Adams was a member of the Council of the BGS and Chairman of the Executive Committee (1965-67) and was the second BGS President (1973-75).   He claimed only one truly effective contribution to the affairs of the Society- attending Comitia of the RCP and making a persuasive case to the Fellows for a College Committee in Geriatrics. He recalls that he prepared the case “with care to be brief and to the point” but that he remembered “the tachycardia and extrasystoles better than its content”. His reputation was international.  He wrote influential reports on geriatric services in Malta and the Isle of Man and as visiting professor at the University of Manitoba, Winnipeg, helped establish teaching in geriatrics.

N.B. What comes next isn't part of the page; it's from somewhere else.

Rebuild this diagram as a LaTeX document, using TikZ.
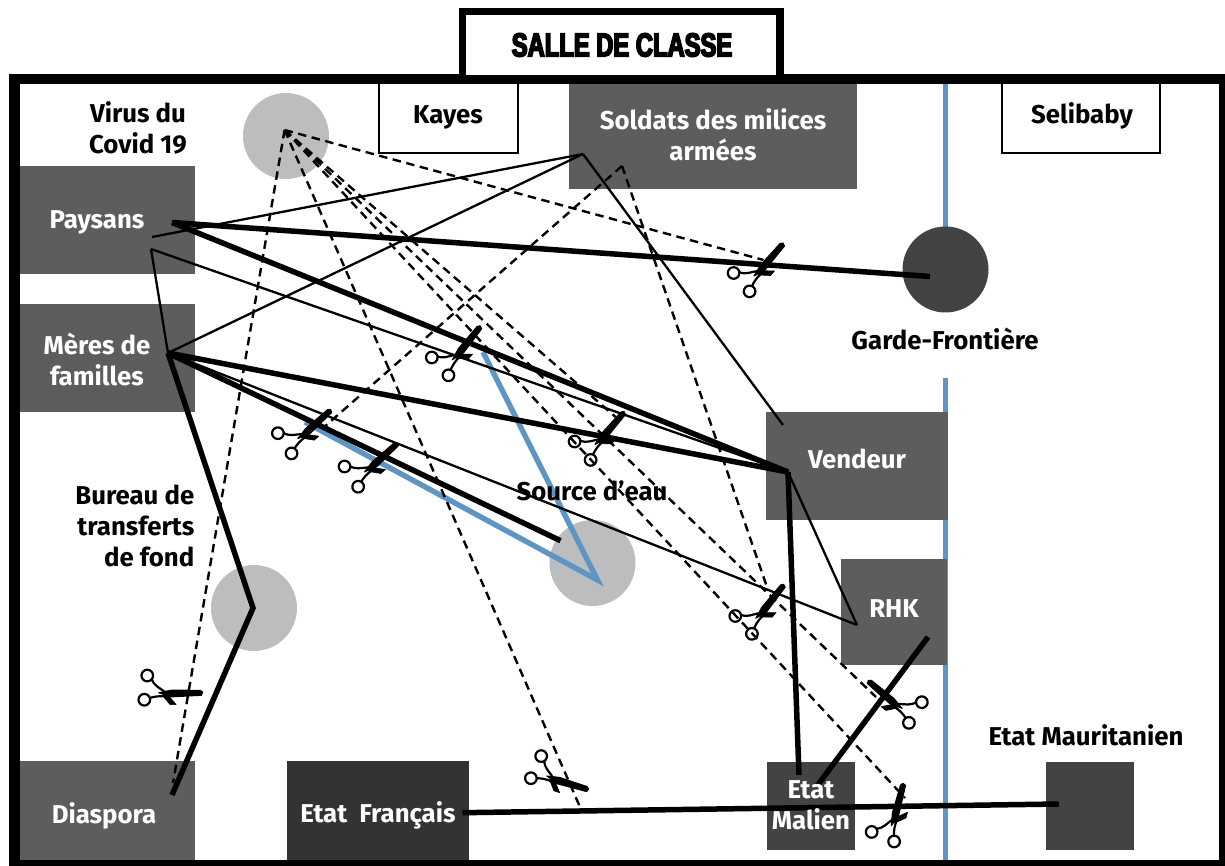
\documentclass[tikz,border=0pt]{standalone}
\usepackage{fontspec}
\setmainfont{Fira Sans}
\newfontfamily\titlefont[FakeStretch=0.72,FakeBold=5]{Liberation Sans}
\usetikzlibrary{positioning}
\definecolor{boxgray}{HTML}{5D5D5F}
\definecolor{dark}{HTML}{434345}
\definecolor{darker}{HTML}{333334}
\definecolor{disc}{HTML}{BCBDBF}
\definecolor{border}{HTML}{5F95C3}
\tikzstyle{box} = [fill=boxgray, rectangle, inner sep=0pt]
\tikzstyle{place} = [draw, fill=white, rectangle, line width=2pt, inner sep=0pt]
\tikzstyle{dot} = [fill=disc, circle, inner sep=0pt, minimum size=86]
\tikzstyle{txt} = [font=\bfseries\fontsize{25.8}{31}\selectfont, align=center, inner sep=0pt]
\tikzstyle{wtxt} = [txt, text=white]
\tikzstyle{thinlink} = [line width=2.3pt]
\tikzstyle{thicklink} = [line width=5.5pt]
\tikzstyle{dashlink} = [line width=2.4pt, dash pattern=on 8.5pt off 5.5pt]
\tikzstyle{bluelink} = [draw=border, line width=5.4pt]
\tikzset{snip/.pic={
    \filldraw[line width=1pt, line join=round] (-8,8) -- (-1.5,-3) -- (18,-24.5) -- (21,-25) -- (22.5,-22) -- (3.5,1.5) -- cycle;
    \filldraw[line width=.6pt, line join=round] (-5,2.5) -- (12.5,3) -- (8.5,7.5) -- (-3.5,7) -- cycle;
    \draw[line width=2.2pt] (-28.4,5) circle (5.8);
    \draw[line width=2.2pt] (-12.4,23.4) circle (5.8);
    \draw[line width=2.2pt] (-23,4) .. controls (-16,7) and (-12,4) .. (-4,3);
    \draw[line width=2.2pt] (-10,18) .. controls (-8,14) and (-6,10) .. (0,5);
}}

\begin{document}
\begin{tikzpicture}[x=1pt, y=-1pt]
    \useasboundingbox (0,0) rectangle (1225,866);
    \draw[bluelink] (945.7,84) -- (945.7,227);
    \draw[bluelink] (945.7,378) -- (945.7,860);

    \node[place, minimum width=139, minimum height=70] (kayes) at (448.5,118) {};
    \node[place, minimum width=158, minimum height=70] (selibaby) at (1081,118) {};
    \node[box, minimum width=288, minimum height=105] (soldats) at (713,136.5) {};
    \node[box, minimum width=175, minimum height=108] (paysans) at (107,220) {};
    \node[box, minimum width=175, minimum height=108] (meres) at (107,358) {};
    \node[box, minimum width=175, minimum height=99] (diaspora) at (107,810.5) {};
    \node[box, fill=darker, minimum width=181.5, minimum height=99] (francais) at (378,810.5) {};
    \node[box, minimum width=182, minimum height=108] (vendeur) at (857,466) {};
    \node[box, minimum width=106, minimum height=106] (rhk) at (894,612) {};
    \node[box, fill=dark, minimum width=88, minimum height=88] (malien) at (811,806) {};
    \node[box, fill=dark, minimum width=88, minimum height=88] (mauritanien) at (1090,806) {};

    \node[dot] (virus) at (286,136) {};
    \node[dot, fill=dark] (garde) at (945.5,269.5) {};
    \node[dot] (bureau) at (254,608) {};
    \node[dot] (source) at (592.5,563) {};

    \node[draw, rectangle, line width=10.5pt, minimum width=1210, minimum height=786] (salle) at (619.5,472) {};
    \node[draw, fill=white, rectangle, line width=7.5pt, minimum width=317.7, minimum height=67.3] (titre) at (621.2,45.3) {};

    \coordinate (virusA) at (284.6,130);
    \coordinate (soldatsA) at (583,154);
    \coordinate (soldatsB) at (622,166);
    \coordinate (paysansA) at (152,237);
    \coordinate (paysansB) at (151,249);
    \coordinate (paysansC) at (172,222.5);
    \coordinate (meresA) at (168,353);
    \coordinate (vendeurA) at (783,425);
    \coordinate (vendeurB) at (788,472);
    \coordinate (rhkA) at (857,625);
    \coordinate (rhkB) at (928,637);
    \coordinate (gardeA) at (930,276.5);
    \coordinate (sourceA) at (560.5,540.7);
    \coordinate (sourceB) at (597.5,580);
    \coordinate (bureauA) at (253,608);
    \coordinate (diasporaA) at (172,795);
    \coordinate (diasporaB) at (173,783);
    \coordinate (malienA) at (799,775);
    \coordinate (malienB) at (817,786);
    \coordinate (francaisA) at (462.5,812.7);
    \coordinate (mauritanienA) at (1059,804);
    \coordinate (cutA) at (483,352);
    \coordinate (cutB) at (305,422);
    \coordinate (cutC) at (763.5,260);
    \coordinate (cutD) at (615.6,417);
    \coordinate (cutE) at (580,807);
    \coordinate (cutF) at (905,798);
    \coordinate (cutG) at (876,697);
    \coordinate (cutH) at (323,428);
    \coordinate (cutI) at (768,590);

    \draw[bluelink] (cutA) -- (sourceB) -- (cutB);

    \draw[dashlink] (virusA) -- (diasporaB);
    \draw[dashlink] (virusA) -- (cutE);
    \draw[dashlink] (virusA) -- (cutD);
    \draw[dashlink] (virusA) -- (cutF);
    \draw[dashlink] (virusA) -- (cutG);
    \draw[dashlink] (virusA) -- (cutC);
    \draw[dashlink] (soldatsB) -- (cutH);
    \draw[dashlink] (soldatsB) -- (cutI);

    \draw[thinlink] (paysansA) -- (soldatsA);
    \draw[thinlink] (meresA) -- (soldatsA);
    \draw[thinlink] (soldatsA) -- (vendeurA);
    \draw[thinlink] (paysansB) -- (meresA);
    \draw[thinlink] (paysansB) -- (vendeurB);
    \draw[thinlink] (meresA) -- (rhkA);
    \draw[thinlink] (vendeurB) -- (rhkA);

    \draw[thicklink] (paysansC) -- (gardeA);
    \draw[thicklink] (paysansC) -- (vendeurB);
    \draw[thicklink] (meresA) -- (vendeurB);
    \draw[thicklink] (meresA) -- (sourceA);
    \draw[thicklink] (meresA) -- (bureauA) -- (diasporaA);
    \draw[thicklink] (vendeurB) -- (malienA);
    \draw[thicklink] (malienB) -- (rhkB);
    \draw[thicklink] (francaisA) -- (mauritanienA);

    \pic at (762,268) {snip};
    \pic[rotate=2] at (460,351.5) {snip};
    \pic at (603,436.5) {snip};
    \pic[rotate=-7] at (306.7,431.7) {snip};
    \pic[rotate=-7] at (373.3,465) {snip};
    \pic[rotate=2] at (763.5,610) {snip};
    \pic[xscale=-1, rotate=-9] at (893,701.7) {snip};
    \pic[rotate=26] at (895,815) {snip};
    \pic[rotate=-48] at (170,693.3) {snip};
    \pic[rotate=-66] at (557.3,780) {snip};

    \node[font=\titlefont\bfseries\fontsize{33}{33}\selectfont] (titretxt) at (622,45) {SALLE DE CLASSE};
    \node[txt] (kayestxt) at (448,117) {Kayes};
    \node[txt] (selibabytxt) at (1082,116) {Selibaby};
    \node[txt] (virustxt) at (138,127.5) {Virus du\\Covid 19};
    \node[wtxt] (soldatstxt) at (713,135) {Soldats des milices\\armées};
    \node[wtxt] (paysanstxt) at (97,222) {Paysans};
    \node[wtxt] (merestxt) at (97,359.5) {Mères de\\familles};
    \node[wtxt] (diasporatxt) at (104,816) {Diaspora};
    \node[wtxt] (francaistxt) at (378,815) {Etat~~Français};
    \node[wtxt] (vendeurtxt) at (857,459) {Vendeur};
    \node[wtxt] (rhktxt) at (894,609) {RHK};
    \node[wtxt] (malientxt) at (811,805) {Etat\\Malien};
    \node[txt, anchor=east, align=right] (bureautxt) at (194.5,525.5) {Bureau de\\transferts\\de fond};
    \node[txt] (gardetxt) at (945,339) {Garde-Frontière};
    \node[txt] (sourcetxt) at (592,491) {Source d’eau};
    \node[txt] (mauritaniantxt) at (1086,735) {Etat Mauritanien};
\end{tikzpicture}
\end{document}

George Fowler Adams was born in Aberford, West Yorkshire, the fourth of seven children of an Ulster father and Lancastrian mother. He was educated in Northern Ireland and graduated in medicine from QUB in 1938 (with a hockey blue).  As houseman at the Royal Victoria Hospital, Belfast, he joined the Royal Naval Volunteer Reserve - Ulster Division. He served as medical officer on the Empire Mackendrick, a Merchant Aircraft Carrier (MAC-Ship) in the Atlantic convoy escort.  Making intricate scale models from of the ships helped him fill in time on slow trans-Atlantic voyages.  Adams encouraged a “keep-fit campaign including strenuous gymnastic classes on the flight deck, deck hockey with a home-made rope quoit and boxing in the hanger”, but recorded that this brought a stream of minor injuries through the sick bay. On one memorable occasion he operated for appendicitis, with the doctor from the accompanying rescue ship as anaesthetist, when at the last minute the sick-berth attendant confessed that he fainted on seeing blood.  Adams and the fully recovered patient remained firm friends. Both were grateful for the excellent training Adams had received in Belfast.

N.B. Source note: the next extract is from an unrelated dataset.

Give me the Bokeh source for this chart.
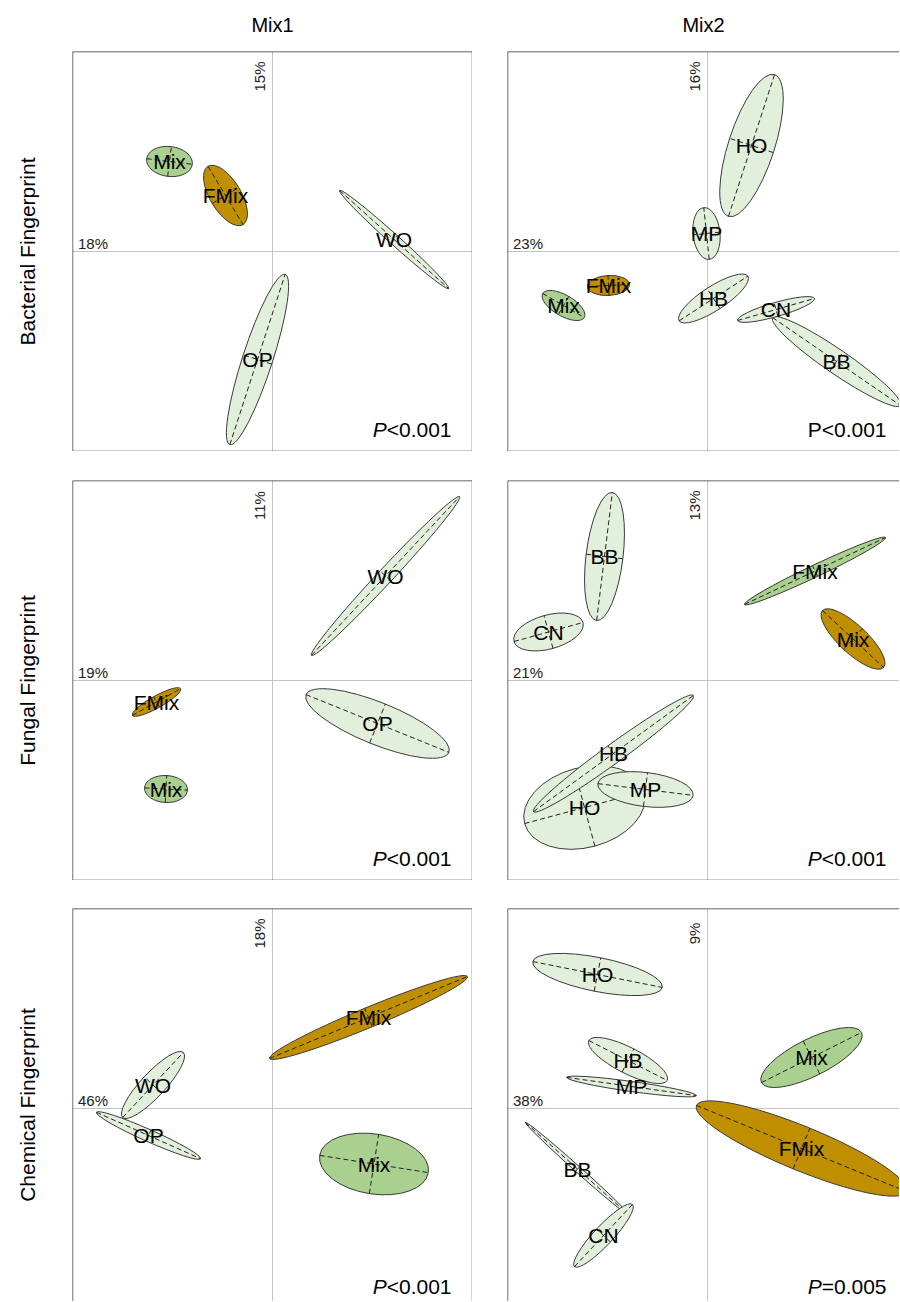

He was modest and self-deprecating.   His daughter, Susan Burge, recalls how he enjoyed describing events on a ward round with colleagues and students in tow when he tested an elderly patient’s memory by placing his pen under her pillow and asking her to remember where it was.  After examining her, he came to write up his notes but could not find his pen.  As he patted each pocket in turn, and to the amusement of the assembled company, the old lady reached under her pillow and delivered the pen, saying “Is this what you’re looking for?”

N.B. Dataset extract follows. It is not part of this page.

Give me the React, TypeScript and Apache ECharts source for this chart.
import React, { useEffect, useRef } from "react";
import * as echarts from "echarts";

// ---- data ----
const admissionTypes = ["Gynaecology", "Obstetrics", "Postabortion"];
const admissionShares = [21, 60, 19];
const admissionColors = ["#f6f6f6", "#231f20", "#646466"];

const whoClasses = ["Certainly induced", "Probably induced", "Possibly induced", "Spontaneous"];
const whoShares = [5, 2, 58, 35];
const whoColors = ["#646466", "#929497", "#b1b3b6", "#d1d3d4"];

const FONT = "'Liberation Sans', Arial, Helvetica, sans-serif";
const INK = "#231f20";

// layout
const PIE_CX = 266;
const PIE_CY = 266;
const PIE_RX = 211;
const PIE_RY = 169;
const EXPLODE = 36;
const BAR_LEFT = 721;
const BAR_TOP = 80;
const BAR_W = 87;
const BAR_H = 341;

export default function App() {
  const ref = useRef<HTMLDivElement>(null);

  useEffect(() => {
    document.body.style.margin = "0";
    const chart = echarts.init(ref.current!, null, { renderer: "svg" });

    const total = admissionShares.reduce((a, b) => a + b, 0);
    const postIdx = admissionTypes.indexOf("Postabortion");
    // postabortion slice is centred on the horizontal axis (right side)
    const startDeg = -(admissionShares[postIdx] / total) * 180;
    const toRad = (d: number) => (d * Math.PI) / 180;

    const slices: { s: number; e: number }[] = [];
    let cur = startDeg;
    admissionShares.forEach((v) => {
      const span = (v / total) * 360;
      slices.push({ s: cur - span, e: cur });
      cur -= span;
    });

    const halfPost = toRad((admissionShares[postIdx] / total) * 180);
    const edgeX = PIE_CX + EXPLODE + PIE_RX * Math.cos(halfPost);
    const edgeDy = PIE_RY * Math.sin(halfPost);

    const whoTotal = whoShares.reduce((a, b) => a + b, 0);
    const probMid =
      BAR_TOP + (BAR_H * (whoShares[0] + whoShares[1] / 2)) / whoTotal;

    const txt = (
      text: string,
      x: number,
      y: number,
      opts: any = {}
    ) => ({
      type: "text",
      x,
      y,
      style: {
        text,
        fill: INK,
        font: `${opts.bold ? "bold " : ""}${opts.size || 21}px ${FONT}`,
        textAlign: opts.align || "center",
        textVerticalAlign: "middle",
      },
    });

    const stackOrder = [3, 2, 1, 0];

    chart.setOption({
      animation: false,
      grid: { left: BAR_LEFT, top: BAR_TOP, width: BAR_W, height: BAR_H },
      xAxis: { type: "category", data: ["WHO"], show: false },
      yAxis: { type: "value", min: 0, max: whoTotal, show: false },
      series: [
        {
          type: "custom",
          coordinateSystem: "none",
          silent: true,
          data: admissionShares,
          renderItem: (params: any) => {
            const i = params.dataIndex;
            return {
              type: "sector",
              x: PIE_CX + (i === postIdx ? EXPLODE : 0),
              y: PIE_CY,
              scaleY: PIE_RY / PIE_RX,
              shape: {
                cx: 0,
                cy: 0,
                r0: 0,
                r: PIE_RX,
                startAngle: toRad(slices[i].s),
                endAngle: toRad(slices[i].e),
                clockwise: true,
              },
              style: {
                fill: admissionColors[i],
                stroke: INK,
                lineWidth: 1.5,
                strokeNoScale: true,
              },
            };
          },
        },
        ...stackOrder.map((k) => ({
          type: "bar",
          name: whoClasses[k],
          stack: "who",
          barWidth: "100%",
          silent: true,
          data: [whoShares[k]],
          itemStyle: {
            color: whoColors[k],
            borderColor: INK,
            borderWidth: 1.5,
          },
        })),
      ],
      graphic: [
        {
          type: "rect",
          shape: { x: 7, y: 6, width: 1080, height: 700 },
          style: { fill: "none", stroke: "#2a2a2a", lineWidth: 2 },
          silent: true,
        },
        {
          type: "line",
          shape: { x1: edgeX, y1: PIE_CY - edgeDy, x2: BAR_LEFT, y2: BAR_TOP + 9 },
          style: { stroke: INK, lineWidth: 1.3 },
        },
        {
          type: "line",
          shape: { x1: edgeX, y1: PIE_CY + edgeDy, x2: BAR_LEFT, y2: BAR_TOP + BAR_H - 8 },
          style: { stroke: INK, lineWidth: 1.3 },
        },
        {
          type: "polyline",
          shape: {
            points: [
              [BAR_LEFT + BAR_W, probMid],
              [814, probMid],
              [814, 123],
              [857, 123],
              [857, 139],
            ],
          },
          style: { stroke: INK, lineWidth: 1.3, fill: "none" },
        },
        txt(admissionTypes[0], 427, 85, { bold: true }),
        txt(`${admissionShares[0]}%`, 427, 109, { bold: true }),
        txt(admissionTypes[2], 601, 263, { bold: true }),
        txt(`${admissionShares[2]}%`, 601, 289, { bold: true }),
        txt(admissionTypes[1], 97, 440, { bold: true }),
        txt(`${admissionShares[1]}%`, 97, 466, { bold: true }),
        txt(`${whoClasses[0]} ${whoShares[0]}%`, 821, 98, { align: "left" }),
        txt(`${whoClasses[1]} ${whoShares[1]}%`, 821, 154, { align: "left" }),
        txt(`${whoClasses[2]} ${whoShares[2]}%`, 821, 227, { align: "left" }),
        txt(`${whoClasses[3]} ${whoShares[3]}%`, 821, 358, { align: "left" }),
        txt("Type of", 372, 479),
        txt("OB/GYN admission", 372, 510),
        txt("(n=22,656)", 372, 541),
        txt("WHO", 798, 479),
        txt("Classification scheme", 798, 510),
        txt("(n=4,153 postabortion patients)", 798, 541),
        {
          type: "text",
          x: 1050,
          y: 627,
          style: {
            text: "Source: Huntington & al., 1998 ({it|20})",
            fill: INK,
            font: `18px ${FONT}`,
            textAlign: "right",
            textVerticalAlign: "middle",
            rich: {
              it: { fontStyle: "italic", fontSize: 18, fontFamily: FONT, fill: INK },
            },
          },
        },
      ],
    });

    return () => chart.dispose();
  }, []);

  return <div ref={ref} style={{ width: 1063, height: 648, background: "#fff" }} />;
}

His major research interest was stroke. Studies were based on careful clinical examination and meticulous record keeping. He was a master of the English language. Editing with scissors and glue on the dining room table produced a screed of paper, which was returned to his secretary for retyping.  In the 1960s, he collaborated with Louis Hurwitz, a neurologist, and together they published what Adams regarded as his most important paper, Mental Barriers to Recovery from Stroke.  Hurwitz’s death ended a very productive partnership.   Adams collected his experience and research on stroke in a book, “Cerebrovascular Disease and the Ageing Brain” (1974).

Adams’ honours include FE Williams Lecturer, RCP (1965), FE Williams Prize, RCP (1971), Campbell Orator of the Ulster Medical Society (1972) and CBE (1973). He was one of the first recipients of an Honorary Chair at Queen’s University (1971), only the second geriatrician at that time to occupy such a position, and his contribution to geriatric medicine was recognised by the Founder’s medal of the BGS (2008).

His wife, Mary, provided unstinting support. They celebrated their golden anniversary in 1996. He retired to Oxfordshire, where he enjoyed painting, gardening and golf. He was loved and respected for his wisdom, grace and humour and admired for knackety repairs that could extend the life of any household object.  He cared devotedly for Mary, when she developed Alzheimer’s disease, until her death in 2005. He coped philosophically with late-onset ulcerative colitis and an ileostomy.

Adams leaves behind three children, four grandchildren and three great grandchildren.  A daughter and two grandchildren followed him into medicine.